Please call Registrar and Transfer Company at 1-800-368-5948
for information regarding individual allocation results.
The Company anticipates that the merger will close on May 31,
2009. It is anticipated that the merger consideration will be sent
to American stockholders who sent in a properly completed stock
election form approximately ten days after the close of the merger.
A reminder letter will be sent to all remaining former American
stockholders after the close of the merger.
At March 31, 2009, American Bancorp of New Jersey, Inc. had
total assets of $666.9 million. American Bank of New Jersey
maintains its headquarters and one full service bank branch in
Bloomfield, New Jersey with four additional branch locations in
Cedar Grove, Verona, Nutley and Clifton, New Jersey.
Forward-Looking Statements
This press release contains forward-looking statements with
respect to American Bancorp of New Jersey, Inc. These
forward-looking statements involve certain risks and uncertainties.

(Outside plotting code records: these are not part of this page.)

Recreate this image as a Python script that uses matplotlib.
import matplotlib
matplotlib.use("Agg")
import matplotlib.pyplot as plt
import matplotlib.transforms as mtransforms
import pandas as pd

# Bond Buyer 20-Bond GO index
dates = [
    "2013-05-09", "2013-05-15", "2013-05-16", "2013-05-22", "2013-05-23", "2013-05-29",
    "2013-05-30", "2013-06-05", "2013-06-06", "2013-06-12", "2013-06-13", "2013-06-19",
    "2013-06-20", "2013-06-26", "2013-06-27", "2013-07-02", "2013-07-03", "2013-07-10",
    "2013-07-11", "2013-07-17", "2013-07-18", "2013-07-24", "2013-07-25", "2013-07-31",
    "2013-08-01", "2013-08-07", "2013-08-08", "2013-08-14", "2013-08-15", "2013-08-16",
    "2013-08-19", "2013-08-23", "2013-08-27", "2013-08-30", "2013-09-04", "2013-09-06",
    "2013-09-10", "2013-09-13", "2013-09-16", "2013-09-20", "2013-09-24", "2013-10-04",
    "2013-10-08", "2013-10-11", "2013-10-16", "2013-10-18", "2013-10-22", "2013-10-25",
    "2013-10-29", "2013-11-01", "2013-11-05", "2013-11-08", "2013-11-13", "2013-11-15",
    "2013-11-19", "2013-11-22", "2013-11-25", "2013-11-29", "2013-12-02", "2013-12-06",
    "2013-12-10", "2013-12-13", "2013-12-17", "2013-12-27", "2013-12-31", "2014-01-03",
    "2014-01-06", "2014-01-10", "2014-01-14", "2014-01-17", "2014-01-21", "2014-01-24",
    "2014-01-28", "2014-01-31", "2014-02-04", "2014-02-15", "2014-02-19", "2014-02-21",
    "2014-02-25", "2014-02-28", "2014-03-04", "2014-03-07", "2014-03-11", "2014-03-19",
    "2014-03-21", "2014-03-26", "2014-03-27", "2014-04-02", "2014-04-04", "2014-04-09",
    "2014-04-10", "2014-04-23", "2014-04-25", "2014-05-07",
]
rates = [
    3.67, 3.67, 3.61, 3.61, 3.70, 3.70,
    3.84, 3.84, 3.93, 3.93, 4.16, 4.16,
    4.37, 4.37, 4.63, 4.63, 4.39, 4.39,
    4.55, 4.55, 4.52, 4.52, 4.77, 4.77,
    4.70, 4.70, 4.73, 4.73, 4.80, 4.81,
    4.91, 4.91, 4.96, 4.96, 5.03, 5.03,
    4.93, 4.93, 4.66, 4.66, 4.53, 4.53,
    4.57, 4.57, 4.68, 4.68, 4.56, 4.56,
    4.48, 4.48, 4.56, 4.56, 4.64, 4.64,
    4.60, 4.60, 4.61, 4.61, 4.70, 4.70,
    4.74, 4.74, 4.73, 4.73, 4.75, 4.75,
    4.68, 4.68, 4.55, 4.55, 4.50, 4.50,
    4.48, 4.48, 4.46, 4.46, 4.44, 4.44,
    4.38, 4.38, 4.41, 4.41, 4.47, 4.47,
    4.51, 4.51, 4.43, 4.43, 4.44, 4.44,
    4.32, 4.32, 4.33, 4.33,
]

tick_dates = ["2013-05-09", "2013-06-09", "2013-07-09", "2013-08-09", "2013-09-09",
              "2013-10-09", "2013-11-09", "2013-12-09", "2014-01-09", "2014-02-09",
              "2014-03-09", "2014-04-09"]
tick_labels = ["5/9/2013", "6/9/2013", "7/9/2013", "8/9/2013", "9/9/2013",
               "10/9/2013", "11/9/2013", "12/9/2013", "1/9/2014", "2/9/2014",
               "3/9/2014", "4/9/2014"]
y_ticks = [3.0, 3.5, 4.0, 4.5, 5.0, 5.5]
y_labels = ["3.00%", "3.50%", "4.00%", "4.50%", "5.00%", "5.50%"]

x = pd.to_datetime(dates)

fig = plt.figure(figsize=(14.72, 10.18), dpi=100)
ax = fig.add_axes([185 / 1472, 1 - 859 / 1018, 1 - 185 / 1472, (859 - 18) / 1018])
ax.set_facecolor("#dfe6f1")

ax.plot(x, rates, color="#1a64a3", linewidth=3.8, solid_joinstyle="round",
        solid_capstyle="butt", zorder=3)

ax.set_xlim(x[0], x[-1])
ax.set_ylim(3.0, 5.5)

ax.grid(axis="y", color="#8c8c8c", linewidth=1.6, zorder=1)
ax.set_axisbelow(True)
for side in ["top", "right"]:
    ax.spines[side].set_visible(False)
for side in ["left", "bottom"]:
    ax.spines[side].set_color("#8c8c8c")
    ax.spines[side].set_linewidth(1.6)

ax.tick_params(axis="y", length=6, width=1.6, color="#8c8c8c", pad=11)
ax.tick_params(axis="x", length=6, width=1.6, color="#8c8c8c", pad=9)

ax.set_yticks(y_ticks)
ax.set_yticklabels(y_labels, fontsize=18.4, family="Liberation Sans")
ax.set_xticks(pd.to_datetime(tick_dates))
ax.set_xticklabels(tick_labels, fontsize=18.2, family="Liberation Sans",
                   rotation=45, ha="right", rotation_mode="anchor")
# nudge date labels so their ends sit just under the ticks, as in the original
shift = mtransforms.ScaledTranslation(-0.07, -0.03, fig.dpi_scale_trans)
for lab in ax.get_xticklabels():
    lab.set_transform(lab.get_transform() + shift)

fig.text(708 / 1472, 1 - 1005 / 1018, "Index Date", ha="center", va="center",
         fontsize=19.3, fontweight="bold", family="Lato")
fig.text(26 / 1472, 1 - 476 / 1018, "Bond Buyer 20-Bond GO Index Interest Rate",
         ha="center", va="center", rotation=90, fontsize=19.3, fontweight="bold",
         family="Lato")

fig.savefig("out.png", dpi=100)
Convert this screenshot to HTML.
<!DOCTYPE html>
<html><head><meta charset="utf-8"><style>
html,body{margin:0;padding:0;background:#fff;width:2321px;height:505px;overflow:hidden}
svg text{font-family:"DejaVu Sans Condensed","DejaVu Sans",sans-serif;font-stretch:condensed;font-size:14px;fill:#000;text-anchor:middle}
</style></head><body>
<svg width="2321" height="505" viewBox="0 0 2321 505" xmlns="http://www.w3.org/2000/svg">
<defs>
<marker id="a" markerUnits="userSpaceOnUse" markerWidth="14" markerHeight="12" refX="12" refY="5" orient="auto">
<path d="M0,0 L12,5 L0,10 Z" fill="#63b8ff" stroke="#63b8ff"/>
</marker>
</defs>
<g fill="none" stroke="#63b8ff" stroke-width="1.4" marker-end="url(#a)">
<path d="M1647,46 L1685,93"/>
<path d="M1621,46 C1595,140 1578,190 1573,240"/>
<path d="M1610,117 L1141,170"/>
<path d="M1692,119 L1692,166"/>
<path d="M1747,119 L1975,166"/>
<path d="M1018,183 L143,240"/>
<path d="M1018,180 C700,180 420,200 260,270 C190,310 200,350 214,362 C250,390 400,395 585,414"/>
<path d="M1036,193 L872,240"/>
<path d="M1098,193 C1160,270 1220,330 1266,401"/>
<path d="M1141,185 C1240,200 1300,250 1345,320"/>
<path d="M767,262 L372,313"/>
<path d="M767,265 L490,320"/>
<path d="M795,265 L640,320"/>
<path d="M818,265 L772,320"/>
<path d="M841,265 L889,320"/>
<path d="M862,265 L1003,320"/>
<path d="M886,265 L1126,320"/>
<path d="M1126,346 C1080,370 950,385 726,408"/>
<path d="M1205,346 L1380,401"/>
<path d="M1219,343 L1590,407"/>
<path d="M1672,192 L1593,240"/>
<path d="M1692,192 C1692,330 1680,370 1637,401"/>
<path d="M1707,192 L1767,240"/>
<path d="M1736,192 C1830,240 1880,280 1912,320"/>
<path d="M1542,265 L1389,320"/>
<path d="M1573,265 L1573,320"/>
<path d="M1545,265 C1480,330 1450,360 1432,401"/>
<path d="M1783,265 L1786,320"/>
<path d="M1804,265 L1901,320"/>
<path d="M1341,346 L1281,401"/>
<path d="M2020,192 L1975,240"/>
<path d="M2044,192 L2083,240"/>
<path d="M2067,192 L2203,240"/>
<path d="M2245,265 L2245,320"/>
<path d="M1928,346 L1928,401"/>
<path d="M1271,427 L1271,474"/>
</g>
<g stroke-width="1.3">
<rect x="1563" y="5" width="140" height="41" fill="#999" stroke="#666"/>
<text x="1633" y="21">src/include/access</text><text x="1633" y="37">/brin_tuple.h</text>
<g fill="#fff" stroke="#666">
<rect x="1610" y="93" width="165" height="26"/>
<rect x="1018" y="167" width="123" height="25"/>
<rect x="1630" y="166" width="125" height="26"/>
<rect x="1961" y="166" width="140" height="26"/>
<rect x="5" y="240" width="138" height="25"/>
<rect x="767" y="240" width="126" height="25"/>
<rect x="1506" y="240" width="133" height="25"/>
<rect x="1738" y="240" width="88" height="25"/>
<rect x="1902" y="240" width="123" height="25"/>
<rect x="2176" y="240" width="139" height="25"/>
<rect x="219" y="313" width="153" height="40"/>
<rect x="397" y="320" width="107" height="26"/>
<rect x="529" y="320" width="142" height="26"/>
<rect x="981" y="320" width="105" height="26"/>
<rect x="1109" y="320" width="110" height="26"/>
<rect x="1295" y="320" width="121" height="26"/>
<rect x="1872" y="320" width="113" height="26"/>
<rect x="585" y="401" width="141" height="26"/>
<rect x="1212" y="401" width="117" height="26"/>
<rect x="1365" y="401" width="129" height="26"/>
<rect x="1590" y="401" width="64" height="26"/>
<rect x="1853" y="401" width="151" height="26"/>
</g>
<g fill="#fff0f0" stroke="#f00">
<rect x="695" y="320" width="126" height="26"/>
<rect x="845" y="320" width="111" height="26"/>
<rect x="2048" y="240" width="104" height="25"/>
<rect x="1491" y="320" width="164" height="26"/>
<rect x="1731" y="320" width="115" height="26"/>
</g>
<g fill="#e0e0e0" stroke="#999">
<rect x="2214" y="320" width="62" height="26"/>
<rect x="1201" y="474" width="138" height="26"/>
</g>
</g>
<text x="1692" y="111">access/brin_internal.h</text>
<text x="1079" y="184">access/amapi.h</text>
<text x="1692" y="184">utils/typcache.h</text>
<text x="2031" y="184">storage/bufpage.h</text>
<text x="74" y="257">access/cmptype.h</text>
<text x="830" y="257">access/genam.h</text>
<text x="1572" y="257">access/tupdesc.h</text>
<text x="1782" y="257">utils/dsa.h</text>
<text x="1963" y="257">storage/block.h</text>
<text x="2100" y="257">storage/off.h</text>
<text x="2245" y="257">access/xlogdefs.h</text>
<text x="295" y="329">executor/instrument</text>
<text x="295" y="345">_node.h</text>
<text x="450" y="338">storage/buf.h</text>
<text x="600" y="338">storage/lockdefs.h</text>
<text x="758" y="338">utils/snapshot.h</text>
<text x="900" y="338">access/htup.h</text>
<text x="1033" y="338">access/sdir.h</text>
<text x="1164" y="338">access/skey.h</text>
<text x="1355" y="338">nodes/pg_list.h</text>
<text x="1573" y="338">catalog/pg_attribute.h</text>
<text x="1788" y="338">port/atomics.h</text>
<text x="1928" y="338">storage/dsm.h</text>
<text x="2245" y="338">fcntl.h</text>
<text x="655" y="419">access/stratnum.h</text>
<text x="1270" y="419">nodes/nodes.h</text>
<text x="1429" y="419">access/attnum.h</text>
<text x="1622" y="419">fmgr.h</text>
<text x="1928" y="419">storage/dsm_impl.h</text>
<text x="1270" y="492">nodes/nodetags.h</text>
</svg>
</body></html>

Factors that may cause actual results to differ materially from
those contemplated by such forward-looking statements, include
among others, the following possibilities: (1) changes in the
interest rate environment; (2) competitive pressure among financial
services companies; (3) general economic conditions including an
increase in non-performing loans that could result from an economic
downturn; (4) changes in legislation or regulatory requirements;
(5) difficulties in continuing to improve operating efficiencies;
(6) difficulties in the integration of acquired businesses; and (7)
increased risk associated with an increase in commercial
real-estate and business loans and non-performing loans.